Auf einer Insel im Nirgendwo entlädt sich die aufgestaute Spannung. Ein archaischer Mythos, den Freuds Psychoanalyse aktualisiert hat, kehrt zurück – auch wenn es wie in den Filmen Hitchcocks nur wie ein Zufall aussieht. Wir haben uns, sagt Freud, diesen Zufall gewünscht. Und erkennen erst im Nachhinein den Verlust, den wir dabei erlitten haben. Der Regisseur selbst hat von einem "mythologischen Blick auf das menschliche Leben" gesprochen, der seinem Film zugrunde liege. In einer Montage schwarzweißer Fotografien, einem Epilog, der dem Ende folgt, deutet Andrej Zvjagincev eine glücklichere Variante seiner Erzählung an, einen Film ohne Fragen. Ganz diskret haben Abrahamsopfer, Abendmahl, der Anklang an ein von Andrea Mantegna gemaltes, schon in Pasolinis "Accatone" zitiertes Bild von Christus im Todesschlaf Motive der christlich-jüdischen Tradition und das Thema eines geschichtlich verstummten, abwesenden Vater-Gottes ins Gedächtnis gerufen. Fangen wir an, uns Fragen zu stellen. Im Geist dieses Anfangs hat eine Crew enthusiastischer Debutanten, vom Regisseur über Komponist, Schauspieler, Kameramann bis zum Produzenten ein lange nachwirkendes Werk geschaffen, in dem wir uns selbst begegnen.

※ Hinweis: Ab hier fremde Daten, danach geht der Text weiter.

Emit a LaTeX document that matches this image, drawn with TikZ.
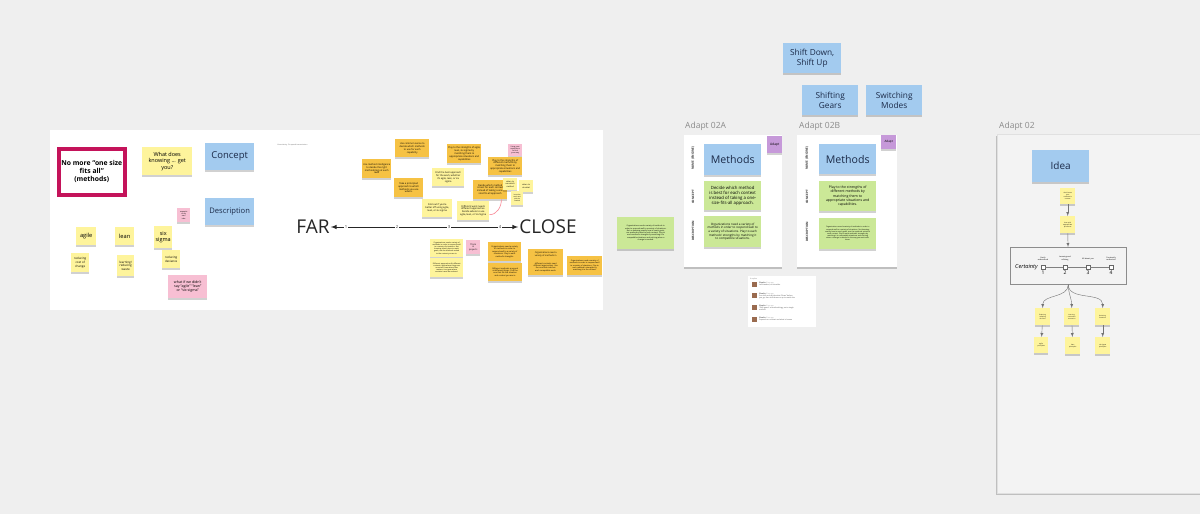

Ein Film aus der Tradition des herausragenden, in Rußland markant von Andrej Tarkovskij verkörperten Autorenkinos, an das "The Return – Die Rückkehr" anknüpft. Die Reise eines Vaters und seiner beiden Söhne zu einer menschenleeren Insel entwickelt sich zu einem mythischen Drama. Es teilt die spirituelle Intensität, die wir mit Tarkovskij verbinden, und wird zu Recht als Wiederkehr der russischen Filmkunst im Kino der Welt gefeiert.